Zárraga é considerado universalmente como o primeiro grande pintor de futebol, na senda do italiano Umberto Boccioni que, em 1913, terminou um quadro que levava o título de Dinamismo de um Futebolista. 

Vivendo em Paris de 1911 a 1941, Angél Zárraga foi influenciado por Cézanne e Giotto. E dedicou-se durante um largo período da sua carreira a usar mulheres que conhecia como modelos para um tema muito particular dentro da sua obra: senhoras futebolistas. De alguma forma, foi um futurista já que que o futebol feminino não era particularmente bem visto na altura. A sua primeira mulher, por exemplo, Jeanette Ivanoff, surge no quadro Mujeres Futbolistas; Angelina Belfo, que foi casada com Diego Rivera, o grande pintor mexicano, que viveu com Frida Khalo, é La Futbolista Rubia, a par de outra tela titulada como La Futbolista Morena. Já o seu primo Ramón Novarro, que se destacou como ator em Hollywood e teve papel de destaque no histórico Ben Hur, foi retratado com uma bola nas mãos.

Ao contrário do que se possa pensar, a obra futebolística de Zárraga teve uma grande aceitação entre os seus colegas. E uma crítica parisiense escreveu sobre uma das suas exposições: «Na rotina dos tempos, quando a vida moderna nos oferece contínuas imagens de máquinas em ação, apenas um pintor, Ángel Zárraga, foi capaz de interpretar a beleza dos movimentos desportivos”.

Não foi o único

Se a literatura latino-americana adotou o futebol como tema, a pintura não fez o mesmo. Zárraga, no entanto, não foi o único a entrar por esse caminho pouco percorrido. Outro mexicano, Francisco Toledo, é autor de um quadro chamado El Futbolista, uma deriva no seu estilo essencialmente virado para o erotismo. O chileno Claudio Bravo também não ficou alheio à temática e a sua pintura perfeccionista, quase fotográfica, registou igualmente cenas do quotidiano do jogo inventado pelos ingleses. Curiosamente, desceu aos balneários. Isto é, retratou cenas nas quais os jogadores se preparam para entrar em campo, compondo os equipamentos ou calçando as chuteiras.

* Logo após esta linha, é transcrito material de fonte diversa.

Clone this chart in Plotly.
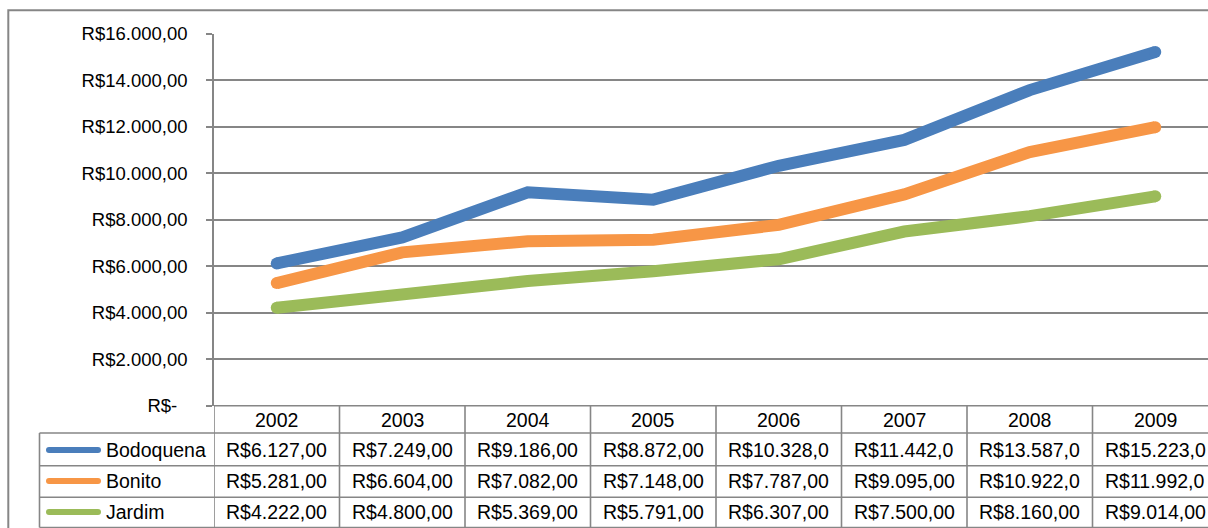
import plotly.graph_objects as go

# ---- data -------------------------------------------------------------
years = ["2002", "2003", "2004", "2005", "2006", "2007", "2008", "2009"]
bodoquena = [6127, 7249, 9186, 8872, 10328, 11442, 13587, 15223]
bonito = [5281, 6604, 7082, 7148, 7787, 9095, 10922, 11992]
jardim = [4222, 4800, 5369, 5791, 6307, 7500, 8160, 9014]

series_names = ["Bodoquena", "Bonito", "Jardim"]
series_values = [bodoquena, bonito, jardim]
series_colors = ["#4A7EBB", "#F79646", "#9BBB59"]

y_tick_values = [0, 2000, 4000, 6000, 8000, 10000, 12000, 14000, 16000]

# ---- helpers ----------------------------------------------------------
W, H = 1208, 528
FONT = "Liberation Sans, Arial, sans-serif"
GRID = "#868686"
LINE_W = 12


def brl(v):
    s = f"{v:,.2f}"
    s = s.replace(",", "X").replace(".", ",").replace("X", ".")
    return "R$" + s


def tick_label(v):
    return "R$-\u00a0\u00a0" if v == 0 else brl(v)


def cell_text(v, max_chars=10):
    # cells are narrow: the text is cut like in a spreadsheet cell
    return brl(v)[:max_chars]


def px(x):
    return x / W


def py(y):
    return 1 - y / H


# geometry (pixels)
plot_left = 214
col_w = 125.5
y_top, y_zero = 34, 405.8
row_lines = [405.8, 433, 465.7, 497.3, 527.5]
header_y = 420
row_y = [450, 481, 512]
legend_left = 39.5
key_x0, key_x1 = 49, 98

x_range = [-0.5, (W - plot_left) / col_w - 0.5]

fig = go.Figure()

n = len(years)
# round caps only at the two ends of every line
cap_sizes = [LINE_W if k in (0, n - 1) else 0 for k in range(n)]

for name, vals, col in zip(series_names, series_values, series_colors):
    fig.add_trace(go.Scatter(
        x=list(range(n)), y=vals, name=name,
        mode="lines+markers",
        line=dict(color=col, width=LINE_W),
        marker=dict(color=col, size=cap_sizes, opacity=1, line=dict(width=0)),
        showlegend=False, hoverinfo="skip", cliponaxis=False,
    ))

shapes = []
line_style = dict(color=GRID, width=1.6)

# outer chart border
shapes.append(dict(type="rect", xref="paper", yref="paper",
                   x0=px(8.3), x1=1.2, y0=-0.2, y1=py(10.3),
                   line=dict(color=GRID, width=2)))

# table horizontal lines
shapes.append(dict(type="line", xref="paper", yref="paper",
                   x0=px(plot_left), x1=1, y0=py(row_lines[0]), y1=py(row_lines[0]),
                   line=line_style))
for yy in row_lines[1:]:
    shapes.append(dict(type="line", xref="paper", yref="paper",
                       x0=px(legend_left), x1=1, y0=py(yy), y1=py(yy),
                       line=line_style))
# legend column left border
shapes.append(dict(type="line", xref="paper", yref="paper",
                   x0=px(legend_left), x1=px(legend_left),
                   y0=py(row_lines[1]), y1=py(row_lines[-1]), line=line_style))
# column boundaries
for k in range(n + 1):
    shapes.append(dict(type="line", xref="x", yref="paper",
                       x0=k - 0.5, x1=k - 0.5, y0=py(row_lines[0]), y1=py(row_lines[-1]),
                       line=line_style))

# legend keys: thick stroke with rounded ends
for i, col in enumerate(series_colors):
    yk = py(row_y[i])
    shapes.append(dict(type="line", xref="paper", yref="paper",
                       x0=px(key_x0), x1=px(key_x1), y0=yk, y1=yk,
                       line=dict(color=col, width=6)))
    for xe in (key_x0, key_x1):
        shapes.append(dict(type="circle", xref="paper", yref="paper",
                           xsizemode="pixel", ysizemode="pixel",
                           xanchor=px(xe), yanchor=yk,
                           x0=-3, x1=3, y0=-3, y1=3,
                           fillcolor=col, line=dict(width=0)))

annotations = []
txt_font = dict(family=FONT, size=19.5, color="black")
for k, yr in enumerate(years):
    annotations.append(dict(x=k, y=py(header_y), xref="x", yref="paper",
                            text=yr, showarrow=False, font=txt_font,
                            xanchor="center", yanchor="middle"))
    for i, vals in enumerate(series_values):
        annotations.append(dict(x=k, y=py(row_y[i]), xref="x", yref="paper",
                                text=cell_text(vals[k]), showarrow=False, font=txt_font,
                                xanchor="center", yanchor="middle"))
for i, name in enumerate(series_names):
    annotations.append(dict(x=px(104), y=py(row_y[i]), xref="paper", yref="paper",
                            text=name, showarrow=False, font=txt_font,
                            xanchor="left", yanchor="middle"))

fig.update_layout(
    template="none",
    width=W, height=H,
    margin=dict(l=0, r=0, t=0, b=0, pad=0, autoexpand=False),
    paper_bgcolor="white", plot_bgcolor="white",
    font=dict(family=FONT, size=18.5, color="black"),
    xaxis=dict(domain=[px(plot_left), 1], range=x_range, automargin=False,
               showgrid=False, zeroline=False, showticklabels=False,
               showline=False, ticks=""),
    yaxis=dict(domain=[py(y_zero), py(y_top)], range=[0, 16000], automargin=False,
               tickvals=y_tick_values,
               ticktext=[tick_label(v) for v in y_tick_values],
               showgrid=True, gridcolor=GRID, gridwidth=1.6,
               zeroline=False, showline=True, linecolor=GRID, linewidth=1.6,
               ticks="outside", ticklen=6, tickcolor=GRID, tickwidth=1.6,
               ticklabelstandoff=15,
               tickfont=dict(family=FONT, size=18.5, color="black")),
    shapes=shapes,
    annotations=annotations,
)

fig.write_html("out.html")
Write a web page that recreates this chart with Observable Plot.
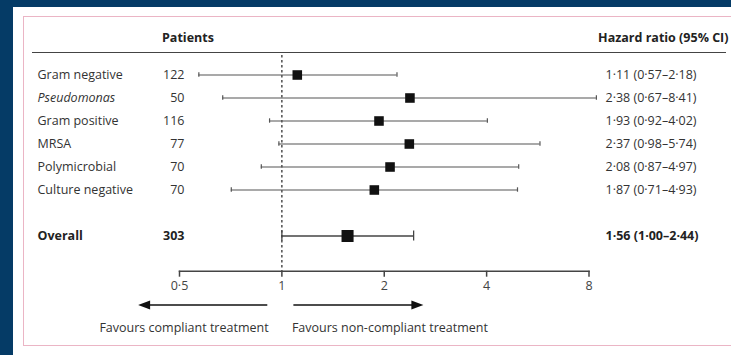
<!DOCTYPE html>
<html>
<head>
<meta charset="utf-8">
<script src="https://cdn.jsdelivr.net/npm/d3@7"></script>
<script src="https://cdn.jsdelivr.net/npm/@observablehq/plot@0.6"></script>
<style>
  html, body { margin: 0; padding: 0; }
  body { width: 731px; height: 355px; overflow: hidden; position: relative; background: #053b66; font-family: "Open Sans", sans-serif; }
  #panel { position: absolute; left: 13px; top: 7px; right: 0; bottom: 0; background: #fff; }
  #border { position: absolute; left: 23px; top: 16px; width: 740px; height: 328px; border: 1.5px solid #ebb5c5; }
  #hrule { position: absolute; left: 32px; top: 51.5px; width: 694px; height: 0; border-top: 1.5px solid #444; }
  #chart { position: absolute; left: 0; top: 0; }
</style>
</head>
<body>
<div id="panel"></div>
<div id="border"></div>
<div id="hrule"></div>
<div id="chart"></div>
<script>
const categories = ["Gram negative", "Pseudomonas", "Gram positive", "MRSA", "Polymicrobial", "Culture negative"];
const patients = [122, 50, 116, 77, 70, 70];
const hazard = [1.11, 2.38, 1.93, 2.37, 2.08, 1.87];
const lower = [0.57, 0.67, 0.92, 0.98, 0.87, 0.71];
const upper = [2.18, 8.41, 4.02, 5.74, 4.97, 4.93];
const italicCategories = ["Pseudomonas"];

const overallLabel = ["Overall"];
const overallPatients = [303];
const overallHazard = [1.56];
const overallLower = [1.00];
const overallUpper = [2.44];

const tickValues = [0.5, 1, 2, 4, 8];
const headers = ["Patients", "Hazard ratio (95% CI)"];
const favourLabels = ["Favours compliant treatment", "Favours non-compliant treatment"];
const favourFrom = [0.906, 1.081];
const favourTo = [0.407, 2.42];
const favourRotate = [180, 0];

const fmt = v => v.toFixed(2).replace(".", "·");
const tickFmt = v => String(v).replace(".", "·");

const rows = categories.map((c, i) => ({name: c, n: patients[i], hr: hazard[i], lo: lower[i], hi: upper[i],
  ci: `${fmt(hazard[i])} (${fmt(lower[i])}–${fmt(upper[i])})`}));
const overall = overallLabel.map((c, i) => ({name: c, n: overallPatients[i], hr: overallHazard[i], lo: overallLower[i], hi: overallUpper[i],
  ci: `${fmt(overallHazard[i])} (${fmt(overallLower[i])}–${fmt(overallUpper[i])})`}));
const arrows = favourLabels.map((l, i) => ({label: l, from: favourFrom[i], to: favourTo[i], rot: favourRotate[i], y: overallLabel[0]}));
const ticks = tickValues.map(v => ({v, label: tickFmt(v)}));

// right-pointing filled arrowhead; base at origin, tip forward
const arrowHead = {
  draw(context) {
    context.moveTo(-1, -4.5);
    context.lineTo(11, 0);
    context.lineTo(-1, 4.5);
    context.closePath();
  }
};

const yDomain = [...categories, " ", ...overallLabel];
const txt = "#333";
const fs = 12.5;
const ff = "'Open Sans', sans-serif";
const H = 355, MT = 55, MB = 84.3;
const frameH = H - MT - MB;

const plot = Plot.plot({
  width: 731,
  height: H,
  marginLeft: 179,
  marginRight: 142.5,
  marginTop: MT,
  marginBottom: MB,
  style: {background: "transparent", fontFamily: ff, fontSize: fs + "px", color: txt, overflow: "visible"},
  x: {type: "log", domain: [0.5, 8], axis: null},
  y: {type: "band", domain: yDomain, range: [59.85, 249.55], padding: 0, axis: null},
  marks: [
    // x axis: baseline, ticks, labels
    Plot.frame({anchor: "bottom", stroke: "#444", strokeWidth: 1.5}),
    Plot.tickX(ticks, {x: "v", stroke: "#444", strokeWidth: 1.5, insetTop: frameH, insetBottom: -6}),
    Plot.text(ticks, {x: "v", text: "label", frameAnchor: "bottom", dy: 18.5, fill: "#444", fontSize: fs}),
    Plot.ruleX([1], {stroke: "#333", strokeWidth: 1.3, strokeDasharray: "2.5,2.5"}),
    // CI lines
    Plot.ruleY(rows, {x1: "lo", x2: "hi", y: "name", stroke: "#555", strokeWidth: 1.2}),
    Plot.tickX(rows, {x: "lo", y: "name", stroke: "#555", strokeWidth: 1.2, insetTop: 9.3, insetBottom: 9.3}),
    Plot.tickX(rows, {x: "hi", y: "name", stroke: "#555", strokeWidth: 1.2, insetTop: 9.3, insetBottom: 9.3}),
    Plot.dot(rows, {x: "hr", y: "name", symbol: "square", r: 5.4, fill: "#111", stroke: null}),
    Plot.ruleY(overall, {x1: "lo", x2: "hi", y: "name", stroke: "#444", strokeWidth: 1.3}),
    Plot.tickX(overall, {x: "lo", y: "name", stroke: "#444", strokeWidth: 1.3, insetTop: 6.5, insetBottom: 6.5}),
    Plot.tickX(overall, {x: "hi", y: "name", stroke: "#444", strokeWidth: 1.3, insetTop: 6.5, insetBottom: 6.5}),
    Plot.dot(overall, {x: "hr", y: "name", symbol: "square", r: 6.8, fill: "#111", stroke: null}),
    // Labels
    Plot.text(rows.filter(d => !italicCategories.includes(d.name)), {y: "name", text: "name", frameAnchor: "left", dx: -142, textAnchor: "start", fill: txt, fontSize: fs}),
    Plot.text(rows.filter(d => italicCategories.includes(d.name)), {y: "name", text: "name", frameAnchor: "left", dx: -142, textAnchor: "start", fill: txt, fontSize: fs, fontStyle: "italic"}),
    Plot.text(rows, {y: "name", text: "n", frameAnchor: "left", dx: 5, textAnchor: "end", fill: txt, fontSize: fs}),
    Plot.text(rows, {y: "name", text: "ci", frameAnchor: "right", dx: 16.5, textAnchor: "start", fill: txt, fontSize: fs}),
    Plot.text(overall, {y: "name", text: "name", frameAnchor: "left", dx: -142, textAnchor: "start", fill: "#222", fontSize: fs, fontWeight: "bold"}),
    Plot.text(overall, {y: "name", text: "n", frameAnchor: "left", dx: 5, textAnchor: "end", fill: "#222", fontSize: fs, fontWeight: "bold"}),
    Plot.text(overall, {y: "name", text: "ci", frameAnchor: "right", dx: 16.5, textAnchor: "start", fill: "#222", fontSize: fs, fontWeight: "bold"}),
    // Headers
    Plot.text([headers[0]], {text: d => d, frameAnchor: "top-left", dx: -17.5, dy: -18, textAnchor: "start", lineAnchor: "middle", fill: "#222", fontSize: fs, fontWeight: "bold"}),
    Plot.text([headers[1]], {text: d => d, frameAnchor: "top-right", dx: 139.5, dy: -18, textAnchor: "end", lineAnchor: "middle", fill: "#222", fontSize: fs, fontWeight: "bold"}),
    // Favours arrows and labels
    Plot.link(arrows, {x1: "from", x2: "to", y1: "y", y2: "y", dy: 69, stroke: "#111", strokeWidth: 1.5}),
    Plot.dot(arrows, {x: "to", y: "y", dy: 69, symbol: arrowHead, rotate: "rot", r: 5, fill: "#111", stroke: null}),
    Plot.text(arrows.slice(0, 1), {text: "label", frameAnchor: "bottom-left", dx: 4.5, dy: 61, textAnchor: "middle", fill: txt, fontSize: fs}),
    Plot.text(arrows.slice(1), {text: "label", x: 1, frameAnchor: "bottom", dx: 10, dy: 61, textAnchor: "start", fill: txt, fontSize: fs})
  ]
});
document.getElementById("chart").appendChild(plot);
</script>
</body>
</html>
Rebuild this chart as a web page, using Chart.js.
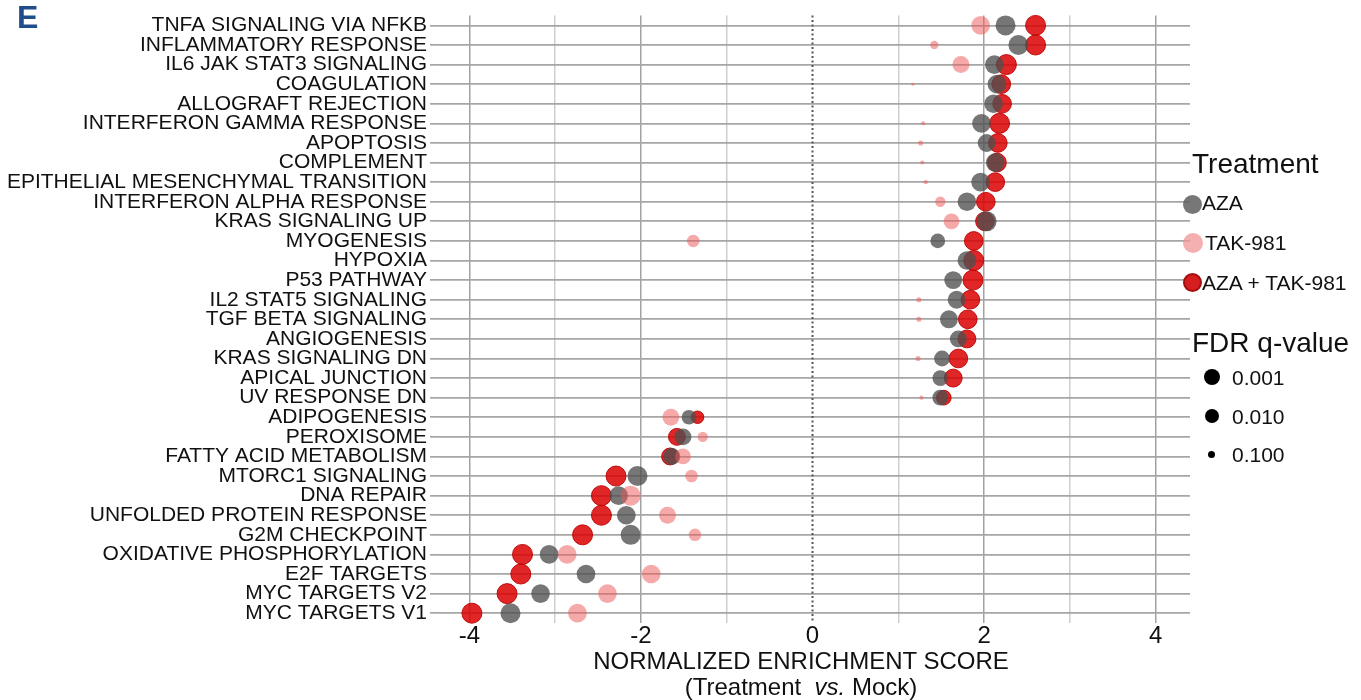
<!DOCTYPE html>
<html>
<head>
<meta charset="utf-8">
<script src="https://cdn.jsdelivr.net/npm/chart.js@4.4.1/dist/chart.umd.min.js"></script>
<style>
  html, body { margin: 0; padding: 0; background: #fff; }
  body { width: 1361px; height: 700px; position: relative; overflow: hidden;
         font-family: "Liberation Sans", Arial, sans-serif; color: #111; }
  #chart { position: absolute; left: 0; top: 0; }
  .abs { position: absolute; white-space: nowrap; }
  .panel { left: 17px; top: 0px; font-size: 32px; line-height: 34px; font-weight: bold; color: #1f4e8a; }
  .xtitle { left: 551px; width: 500px; top: 648px; text-align: center; font-size: 24px; line-height: 26px; }
  .lgtitle { font-size: 28px; line-height: 28px; left: 1192px; }
  .lgtext { font-size: 21px; line-height: 21px; }
  .dot { position: absolute; border-radius: 50%; box-sizing: border-box; }
</style>
</head>
<body>
<canvas id="chart" width="1361" height="700"></canvas>

<div class="abs panel">E</div>
<div class="abs xtitle">NORMALIZED ENRICHMENT SCORE<br>(Treatment&nbsp; <i>vs.</i> Mock)</div>

<div class="abs lgtitle" style="top:150px">Treatment</div>
<div class="dot" style="left:1183px; top:195px; width:19px; height:19px; background:rgba(95,95,95,0.85)"></div>
<div class="abs lgtext" style="left:1202px; top:192px">AZA</div>
<div class="dot" style="left:1183px; top:233px; width:20px; height:20px; background:rgba(240,150,150,0.75)"></div>
<div class="abs lgtext" style="left:1205px; top:232px">TAK-981</div>
<div class="dot" style="left:1183px; top:273px; width:19px; height:19px; background:rgb(214,30,30); border:2px solid rgb(165,15,15)"></div>
<div class="abs lgtext" style="left:1202px; top:272px">AZA + TAK-981</div>

<div class="abs lgtitle" style="top:329px">FDR q-value</div>
<div class="dot" style="left:1204px; top:369px; width:16px; height:16px; background:#000"></div>
<div class="abs lgtext" style="left:1232px; top:367px">0.001</div>
<div class="dot" style="left:1205px; top:409px; width:14px; height:14px; background:#000"></div>
<div class="abs lgtext" style="left:1232px; top:406px">0.010</div>
<div class="dot" style="left:1208px; top:451px; width:7px; height:7px; background:#000"></div>
<div class="abs lgtext" style="left:1232px; top:444px">0.100</div>

<script>
// hallmark gene sets, top to bottom
const pathways = [
  "TNFA SIGNALING VIA NFKB", "INFLAMMATORY RESPONSE", "IL6 JAK STAT3 SIGNALING",
  "COAGULATION", "ALLOGRAFT REJECTION", "INTERFERON GAMMA RESPONSE", "APOPTOSIS",
  "COMPLEMENT", "EPITHELIAL MESENCHYMAL TRANSITION", "INTERFERON ALPHA RESPONSE",
  "KRAS SIGNALING UP", "MYOGENESIS", "HYPOXIA", "P53 PATHWAY", "IL2 STAT5 SIGNALING",
  "TGF BETA SIGNALING", "ANGIOGENESIS", "KRAS SIGNALING DN", "APICAL JUNCTION",
  "UV RESPONSE DN", "ADIPOGENESIS", "PEROXISOME", "FATTY ACID METABOLISM",
  "MTORC1 SIGNALING", "DNA REPAIR", "UNFOLDED PROTEIN RESPONSE", "G2M CHECKPOINT",
  "OXIDATIVE PHOSPHORYLATION", "E2F TARGETS", "MYC TARGETS V2", "MYC TARGETS V1"
];

// NES and FDR q-values, null = not shown
const azaNES = [2.25, 2.40, 2.12, 2.15, 2.11, 1.97, 2.03, 2.13, 1.96, 1.80,
  2.03, 1.46, 1.80, 1.64, 1.68, 1.59, 1.70, 1.51, 1.49, 1.49,
  -1.44, -1.51, -1.64, -2.04, -2.26, -2.17, -2.12, -3.07, -2.64, -3.17, -3.52];
const azaFDR = [0.0001, 0.0001, 0.0002, 0.0002, 0.0002, 0.0002, 0.0003, 0.0002, 0.0002, 0.0002,
  0.0001, 0.0016, 0.0002, 0.0003, 0.0003, 0.0003, 0.0005, 0.0009, 0.0009, 0.0009,
  0.0016, 0.0005, 0.0005, 0.0001, 0.0002, 0.0002, 0.0001, 0.0002, 0.0002, 0.0002, 0.0001];

const takNES = [1.96, 1.42, 1.73, 1.17, null, 1.29, 1.26, 1.28, 1.32, 1.49,
  1.62, -1.39, null, null, 1.24, 1.24, null, 1.23, null, 1.27,
  -1.65, -1.28, -1.51, -1.41, -2.12, -1.69, -1.37, -2.86, -1.88, -2.39, -2.74];
const takFDR = [0.0002, 0.045, 0.0005, 0.72, null, 0.41, 0.24, 0.41, 0.41, 0.015,
  0.0009, 0.005, null, null, 0.24, 0.24, null, 0.24, null, 0.41,
  0.0005, 0.015, 0.0009, 0.005, 0.0001, 0.0005, 0.005, 0.0002, 0.0002, 0.0002, 0.0002];

const comboNES = [2.60, 2.60, 2.26, 2.20, 2.21, 2.18, 2.16, 2.15, 2.13, 2.02,
  2.01, 1.88, 1.88, 1.87, 1.84, 1.81, 1.80, 1.70, 1.64, 1.53,
  -1.34, -1.58, -1.66, -2.29, -2.46, -2.46, -2.68, -3.38, -3.40, -3.56, -3.97];
const comboFDR = [0.0001, 0.0001, 0.0001, 0.0002, 0.0002, 0.0001, 0.0002, 0.0002, 0.0002, 0.0002,
  0.0002, 0.0002, 0.0001, 0.0001, 0.0002, 0.0002, 0.0003, 0.0002, 0.0003, 0.0016,
  0.005, 0.0005, 0.0005, 0.0001, 0.0001, 0.0001, 0.0001, 0.0001, 0.0001, 0.0001, 0.0001];

const xLabelTicks = [-4, -2, 0, 2, 4];

// bubble radius grows with -log10(q), capped at q = 1e-4
function bubbleRadius(q) {
  const s = Math.min(4, -Math.log10(q));
  return 1.2 + 2.2 * s;
}

function toPoints(nes, fdr) {
  return pathways
    .map((p, i) => (nes[i] == null ? null : { x: nes[i], y: p, r: bubbleRadius(fdr[i]) }))
    .filter(Boolean);
}

const zeroLine = {
  id: "zeroLine",
  beforeDatasetsDraw(chart) {
    const { ctx, chartArea, scales } = chart;
    const x0 = scales.x.getPixelForValue(0);
    ctx.save();
    ctx.strokeStyle = "#555";
    ctx.lineWidth = 2;
    ctx.setLineDash([2, 2.5]);
    ctx.beginPath();
    ctx.moveTo(x0, chartArea.top);
    ctx.lineTo(x0, chartArea.bottom);
    ctx.stroke();
    ctx.restore();
  },
};

Chart.defaults.font.family = '"Liberation Sans", Arial, sans-serif';
Chart.defaults.color = "#111";

new Chart(document.getElementById("chart"), {
  type: "bubble",
  data: {
    datasets: [
      {
        label: "AZA",
        data: toPoints(azaNES, azaFDR),
        backgroundColor: "rgba(80,80,80,0.78)",
        borderWidth: 0,
        order: 1,
      },
      {
        label: "TAK-981",
        data: toPoints(takNES, takFDR),
        backgroundColor: "rgba(238,90,90,0.52)",
        borderWidth: 0,
        order: 0,
      },
      {
        label: "AZA + TAK-981",
        data: toPoints(comboNES, comboFDR),
        backgroundColor: "rgba(218,0,0,0.85)",
        borderColor: "rgba(185,0,0,0.9)",
        borderWidth: 1,
        order: 2,
      },
    ],
  },
  options: {
    responsive: false,
    animation: false,
    devicePixelRatio: 1,
    layout: { padding: { top: 12, right: 171, bottom: 0, left: 0 } },
    plugins: { legend: { display: false }, tooltip: { enabled: false } },
    scales: {
      x: {
        type: "linear",
        min: -4.4,
        max: 4.4,
        afterFit: (scale) => { scale.height = 77; },
        border: { display: false },
        grid: {
          drawTicks: false,
          lineWidth: 1.5,
          color: (ctx) => {
            const v = ctx.tick.value;
            if (v === 0) return "rgba(0,0,0,0)";
            return Math.abs(v) % 2 === 0 ? "#a2a2a2" : "#cfcfcf";
          },
        },
        ticks: {
          stepSize: 1,
          includeBounds: false,
          autoSkip: false,
          maxRotation: 0,
          padding: -1,
          font: { size: 24 },
          callback: (v) => (xLabelTicks.includes(v) ? String(v) : ""),
        },
      },
      y: {
        type: "category",
        labels: pathways,
        offset: true,
        afterFit: (scale) => { scale.width = 435; },
        border: { display: false },
        grid: { offset: false, color: "#a6a6a6", lineWidth: 1.7, tickLength: 5 },
        ticks: { autoSkip: false, padding: 3, font: { size: 21 } },
      },
    },
  },
  plugins: [zeroLine],
});
</script>
</body>
</html>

Mais dois mexicanos traçaram o percurso de Zárraga: Alejandro Colunga e Miguel Ángel López. Este último, apaixonado pelo grotesco, desenhou partidas de futebol entre cães, demónios e seres indescritíveis. Enrique Echeverria, outro mexicano, um dos mais considerados pintores contemporâneos do país, tem como obra-prima Los Futbolistas: «Um quadro em estilo cubista em que os planos se misturam e se entrecruzam».

Mas não houve outro como Zárraga!

Sofrendo de crises depressivas, passou a maior parte do final da sua carreira a pintar temas religiosos. A II Grande Guerra fê-lo abandonar Paris e obrigou-o a regressar ao México. Dedicou-se aos murais. Viria a morrer de pneumonia, em 1946. Tinha o futebol entranhado na alma. E firmava-o seguro entre óleos e telas.